Alors, qu'il ne possédait que 40% du marché du Moyen-Orient, Boeing a décidé de rattraper son retard. Et pour cause, le géant américain estime que les compagnies aériennes du Moyen-Orient vont commander 2.610 appareils au cours des vingt prochaines années, un marché estimé à 450 milliards de dollars.

 Des atouts multiples

De quoi faire trembler les concurrents. Avec leur croissance vertigineuse (20 % par an depuis 2001 pour Emirates, Qatar, Etihad pris collectivement), leur modèle économique -notamment celui d'Emirates qui vise à relier n'importe quelle ville du monde à une autre avec une seule correspondance, Dubai), l'excellente situation géographique de leurs hubs (entre l'Europe et l'Inde, l'Asie et l'Australie…), leur qualité du service tant à bord que dans les aéroports, la faiblesse de leurs coûts ou encore le soutien direct ou indirect de leurs Etats actionnaires, les compagnies du Golfe introduisent sur les vols long-courriers la même révolution structurelle que les low-cost sur les réseaux de moyenne distance.

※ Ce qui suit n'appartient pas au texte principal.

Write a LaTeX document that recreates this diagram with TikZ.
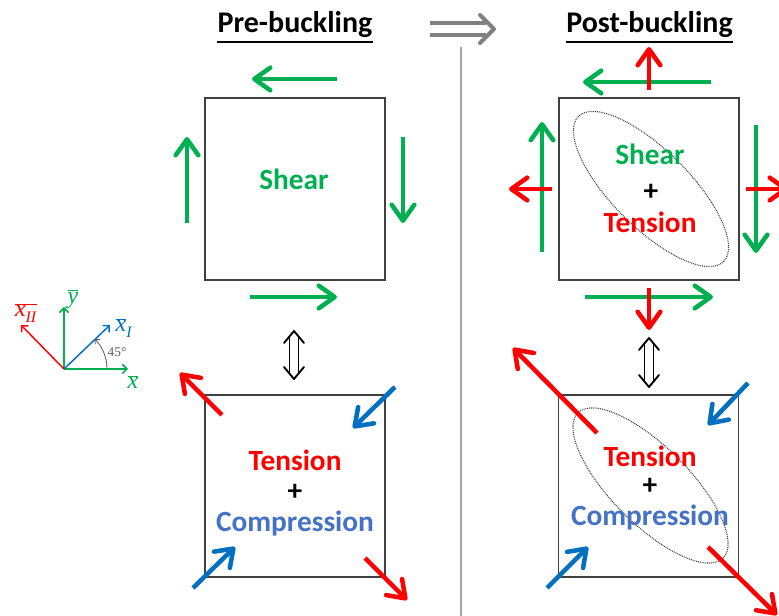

Si les transporteurs européens et asiatiques sont déjà impactés, les compagnies des autres continents le seront également bientôt. Aujourd'hui, seule une restriction à grande échelle des droits de trafic émanant de pays cherchant à protéger leurs compagnies menacerait le développement des acteurs du Golfe. Pour l'heure, à part au Canada, cette décision évoquée ici et là est restée lettre morte devant la puissance diplomatique des Emirats. Notamment en Europe.